The Nazi party took credit for the first steps toward economic recovery in Europe during the early 1930s. They promised "jobs, jobs, jobs." Economists describe how the business associations and industrial trusts embraced the government and a renewed military/industrial complex" was reborne. You can find the details in most history books.
What's harder to find are the social changes that the Nazi party worked for. There are eerie similiarities in the rhetoric toward women in the 1930s and today. I challenge you to read these quotes and tell me if they were made in 1934 or 2004. (Bracketed edits my own)
Dear...Women and Girls...when we think back on our parents, grandparents and great grandparents, there were many children in the house. It may have been crowded and hard financially, but we were happy, perhaps because there were so many of us in so large a family. But the time came when...a false teaching arose in the last century...The fewer people there are, the more an individual child can inherit from his parents...the terrible teaching of birth control, which [some] preached and the [common people] followed...
Are you selfish, unpatriotic women paying attention yet? Here's the next quote:
[They believe that] only a determination among...women to take up their submissive, motherly roles with a 'military air' and become 'maternal missionaries' will lead the...army to victory...Population is a preoccupation for many...who trade statistics on the falling white birthrate...Every ethnic conflict becomes evidence for their worldview...The motivations aren't always racist, but the subtext of 'race suicide' is often there...out-and-out offensive against birth control...selfish white women...[do not] honor their duty to bear children for the nation.
No, the first isn't Pat Buchanan and the second Rick Santorum. The first quote is from: Dr. Groß, "Nationalsozialistische Rassenpolitik. Eine Rede an die deutschen Frauen (Dessau, C. Dünnhaupt, 1934). The entire document was the basis of the start of the Holocaust. The second, a cogent description of the "Quiverfull" movement today, from The Nation in 2007! (Think "Dougen Family")
So what's fueling the drive to force (white, Anglo-saxon) women to have more babies today? It's a combination of the tough economic times and the census, of course.
Non-Hispanic whites make up roughly 65% of the U.S. population, down from 69% in 2000. Hispanics had a 16% share, compared with 13% a decade ago.
Whites aren't in the minority everywhere yet but they are in many areas, and may be a true minority by the middle of the century. Those who "barely made it through high school" can no longer be assured of hiring preference because of how they look. Those who get and keep jobs today must be smarter, work harder and more steadily!

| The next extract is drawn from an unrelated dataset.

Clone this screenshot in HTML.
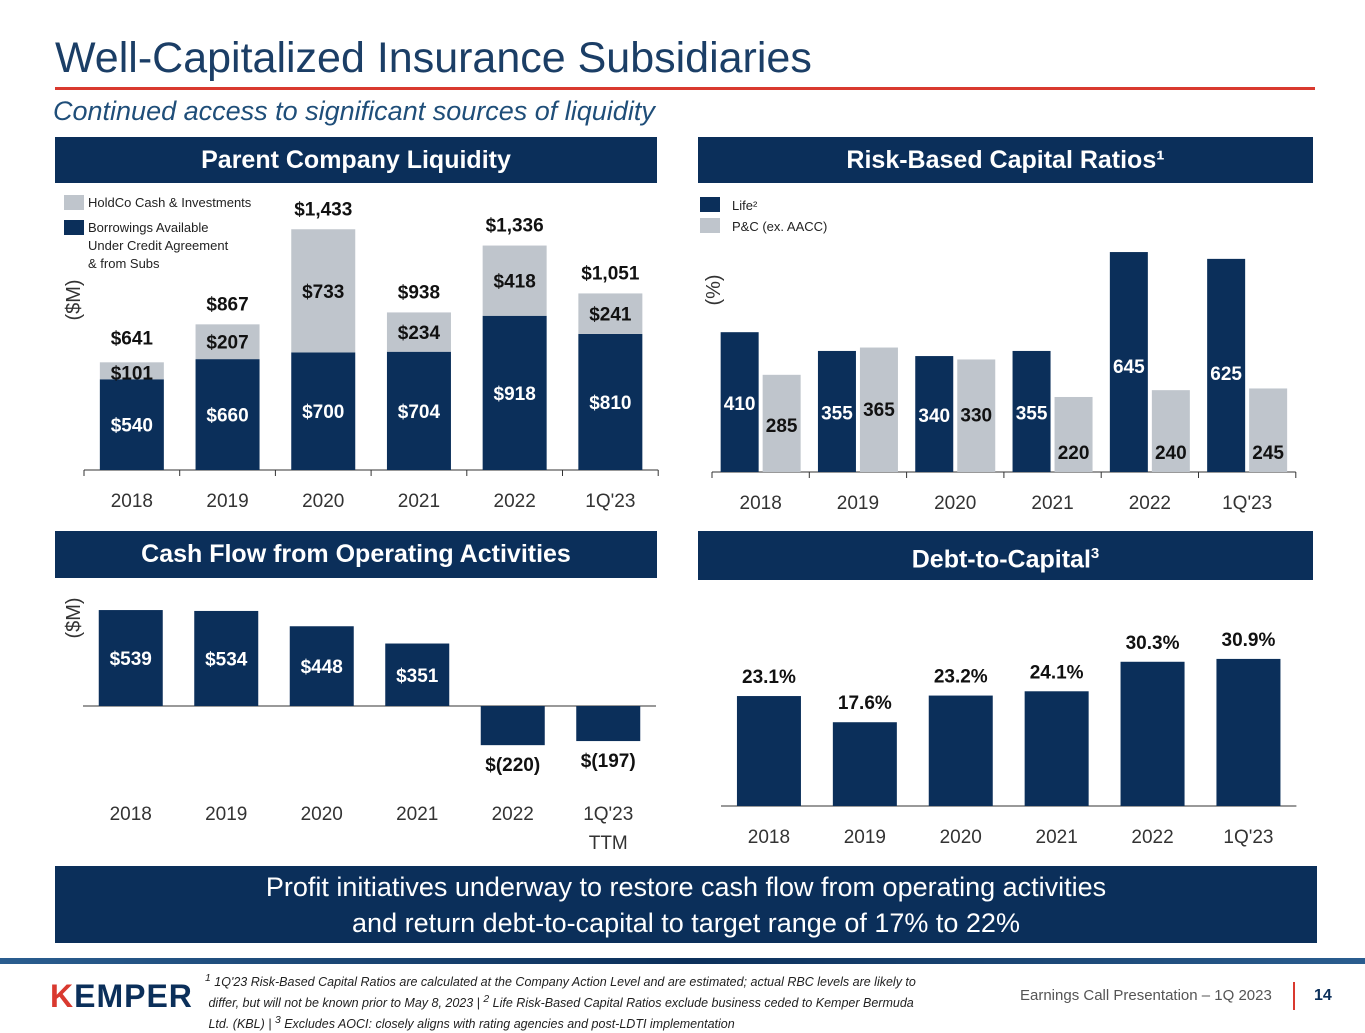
<!DOCTYPE html>
<html><head><meta charset="utf-8"><style>
body{margin:0;width:1365px;height:1024px;background:#fff;position:relative;overflow:hidden;font-family:"Liberation Sans",sans-serif}
.hdr{position:absolute;background:#0b2f5a;color:#fff;font-weight:bold;font-size:25px;text-align:center}
svg text{font-family:"Liberation Sans",sans-serif}
</style></head><body>
<div style="position:absolute;left:55px;top:34px;font-size:43px;color:#1b3e66">Well-Capitalized Insurance Subsidiaries</div>
<div style="position:absolute;left:55px;top:87px;width:1260px;height:3px;background:#d9392f"></div>
<div style="position:absolute;left:53px;top:96px;font-size:27px;font-style:italic;color:#1f4e79">Continued access to significant sources of liquidity</div>
<div class="hdr" style="left:55px;top:137px;width:602px;height:46px;line-height:46px">Parent Company Liquidity</div>
<div class="hdr" style="left:698px;top:137px;width:615px;height:46px;line-height:46px">Risk-Based Capital Ratios¹</div>
<div class="hdr" style="left:55px;top:531px;width:602px;height:47px;line-height:47px">Cash Flow from Operating Activities</div>
<div class="hdr" style="left:698px;top:531px;width:615px;height:49px;line-height:46px">Debt-to-Capital<sup style="font-size:15px">3</sup></div>
<div class="hdr" style="left:55px;top:866px;width:1262px;height:77px;font-weight:normal;font-size:27px;line-height:36px;padding-top:3px;box-sizing:border-box">Profit initiatives underway to restore cash flow from operating activities<br>and return debt-to-capital to target range of 17% to 22%</div>
<div style="position:absolute;left:0;top:958px;width:1365px;height:6px;background:linear-gradient(90deg,#2a5d8f,#0b2f5a,#2a5d8f)"></div>
<div style="position:absolute;left:50px;top:978px;font-size:32px;font-weight:bold;color:#0b2f5a;letter-spacing:1px"><span style="color:#d9392f">K</span>EMPER</div>
<div style="position:absolute;left:205px;top:970px;width:800px;font-size:12.5px;font-style:italic;line-height:18px;color:#222"><sup>1</sup> 1Q'23 Risk-Based Capital Ratios are calculated at the Company Action Level and are estimated; actual RBC levels are likely to<br>&nbsp;differ, but will not be known prior to May 8, 2023 | <sup>2</sup> Life Risk-Based Capital Ratios exclude business ceded to Kemper Bermuda<br>&nbsp;Ltd. (KBL) | <sup>3</sup> Excludes AOCI: closely aligns with rating agencies and post-LDTI implementation</div>
<div style="position:absolute;left:1020px;top:987px;font-size:15px;color:#555">Earnings Call Presentation – 1Q 2023</div>
<div style="position:absolute;left:1293px;top:982px;width:2px;height:28px;background:#d9392f"></div>
<div style="position:absolute;left:1314px;top:987px;font-size:16px;font-weight:bold;color:#0b2f5a">14</div>
<svg id="chart" width="1365" height="1024" style="position:absolute;left:0;top:0"></svg>
<script>
const years=["2018","2019","2020","2021","2022","1Q'23"];
const borrowings=[540,660,700,704,918,810];
const holdco=[101,207,733,234,418,241];
const totals=["$641","$867","$1,433","$938","$1,336","$1,051"];
const rbcLife=[410,355,340,355,645,625];
const rbcPC=[285,365,330,220,240,245];
const cashFlow=[539,534,448,351,-220,-197];
const cashLabels=["2018","2019","2020","2021","2022","1Q'23"];
const debtCap=[23.1,17.6,23.2,24.1,30.3,30.9];
const NAVY="#0b2f5a",GRAY="#bfc5cc";
const svg=document.getElementById('chart');
function el(t,a,txt){const e=document.createElementNS("http://www.w3.org/2000/svg",t);for(const k in a)e.setAttribute(k,a[k]);if(txt!==undefined)e.textContent=txt;svg.appendChild(e);return e;}
function fmt(v){return v<0?"$("+(-v)+")":"$"+v;}
function axis(x0,x1,y,n,nameP){const a=el('line',{x1:x0,x2:x1,y1:y,y2:y,stroke:'#333','stroke-width':1});

const step=(x1-x0)/n;for(let i=0;i<=n;i++){const t=el('line',{x1:x0+i*step,x2:x0+i*step,y1:y,y2:y+6,stroke:'#333'});}}
function label(x,y,s,fill,size,bold,name){const t=el('text',{x:x,y:y,'text-anchor':'middle',fill:fill,'font-size':size,'font-weight':bold?'bold':'normal'},s);return t;}
// Chart 1: parent liquidity
(function(){const base=470,k=0.168,x0=84,step=95.7,w=64;axis(x0,x0+step*6,base,6,'liquidity');
years.forEach((y,i)=>{const cx=x0+step*(i+0.5);const hb=borrowings[i]*k,hh=holdco[i]*k;
const r1=el('rect',{x:cx-w/2,y:base-hb,width:w,height:hb,fill:NAVY});
const r2=el('rect',{x:cx-w/2,y:base-hb-hh,width:w,height:hh,fill:GRAY});
label(cx,base-hb/2+7,"$"+borrowings[i],'#fff',19,true,'borrowings-value');
label(cx,i==0?base-hb-hh+17:base-hb-hh/2+7,"$"+holdco[i],'#111',19,true,'holdco-value');
label(cx,base-hb-hh-(i==0?18:14),totals[i],'#111',19,true,'total-value');
label(cx,base+37,y,'#333',19,false,'year-label');});
const yt=label(0,0,"($M)",'#333',20,false,'liquidity-y-title');yt.setAttribute('transform','translate(80,300) rotate(-90)');
})();
// Chart 2: RBC
(function(){const base=472,k=0.341,x0=712,step=97.3,w=38;axis(x0,x0+step*6,base,6,'rbc');
years.forEach((y,i)=>{const cx=x0+step*(i+0.5);const hl=rbcLife[i]*k,hp=rbcPC[i]*k;
const r1=el('rect',{x:cx-w-2,y:base-hl,width:w,height:hl,fill:NAVY});
const r2=el('rect',{x:cx+2,y:base-hp,width:w,height:hp,fill:GRAY});
label(cx-w/2-2,rbcLife[i]>500?base-hl+121:base-hl/2+8,rbcLife[i],'#fff',19,true,'rbc-life-value');
label(cx+w/2+2,rbcPC[i]<260?base-13:(rbcPC[i]>300?base-hp/2+6:base-40),rbcPC[i],'#111',19,true,'rbc-pc-value');
label(cx,base+37,y,'#333',19,false,'year-label');});
const yt=label(0,0,"(%)",'#333',20,false,'rbc-y-title');yt.setAttribute('transform','translate(720,290) rotate(-90)');
})();
// Chart 3: cash flow
(function(){const base=706,k=0.178,x0=83,step=95.5,w=64;const a=el('line',{x1:x0,x2:x0+step*6,y1:base,y2:base,stroke:'#333'});
cashFlow.forEach((v,i)=>{const cx=x0+step*(i+0.5);const h=Math.abs(v)*k;
const r=el('rect',{x:cx-w/2,y:v>=0?base-h:base,width:w,height:h,fill:NAVY});
if(v>=0)label(cx,base-h/2+7,fmt(v),'#fff',19,true,'cashflow-value');else label(cx,base+h+26,fmt(v),'#111',19,true,'cashflow-value');
label(cx,820,cashLabels[i],'#333',19,false,'year-label');});
label(x0+step*5.5,849,"TTM",'#333',19,false,'ttm-label');
const yt=label(0,0,"($M)",'#333',20,false,'cashflow-y-title');yt.setAttribute('transform','translate(80,618) rotate(-90)');
})();
// Chart 4: debt to capital
(function(){const base=806,k=4.76,x0=721,step=95.9,w=64;const a=el('line',{x1:x0,x2:x0+step*6,y1:base,y2:base,stroke:'#333'});
debtCap.forEach((v,i)=>{const cx=x0+step*(i+0.5);const h=v*k;
const r=el('rect',{x:cx-w/2,y:base-h,width:w,height:h,fill:NAVY});
label(cx,base-h-13,v.toFixed(1)+"%",'#111',19,true,'debt-value');
label(cx,843,years[i],'#333',19,false,'year-label');});
})();
// legends
function leg(x,y,c,name){const r=el('rect',{x:x,y:y,width:20,height:15,fill:c});}
leg(64,195,GRAY,'legend-holdco');leg(64,220,NAVY,'legend-borrowings');
leg(700,197,NAVY,'legend-life');leg(700,218,GRAY,'legend-pc');
[["HoldCo Cash & Investments",88,207],["Borrowings Available",88,232],["Under Credit Agreement",88,250],["& from Subs",88,268]].forEach(a=>{const t=el('text',{x:a[1],y:a[2],'font-size':13,fill:'#222'},a[0]);});
const l1=el('text',{x:732,y:210,'font-size':13,fill:'#222'},"Life²");
const l2=el('text',{x:732,y:231,'font-size':13,fill:'#222'},"P&C (ex. AACC)");
</script>
</body></html>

So the drowning relics of the 1950s reach for the "life ring" of population re-growth. They also isolate their children from the realities of diversity by creating sham charter schools, home school groups and private schools where real science and real history are ignored. These schools don't give kids employability skills, but they insure that the kid to the right and left of your child will look and probably think the way you do.
It's eerie that "libertarians" like Ron Paul and Constitution junkies like Michelle Bachmann can skip over the parts of the Constitution that insure our privacy, work for the reversal of SCOTUS decisions on privacy like Griswold, and sanction government not only knocking down our bedroom doors but invading the very bodies of young women.
Our challenge is to try to convince today's young women--who may not be motivated to vote--that this is not a story about their grandmothers, but about them and their daughters.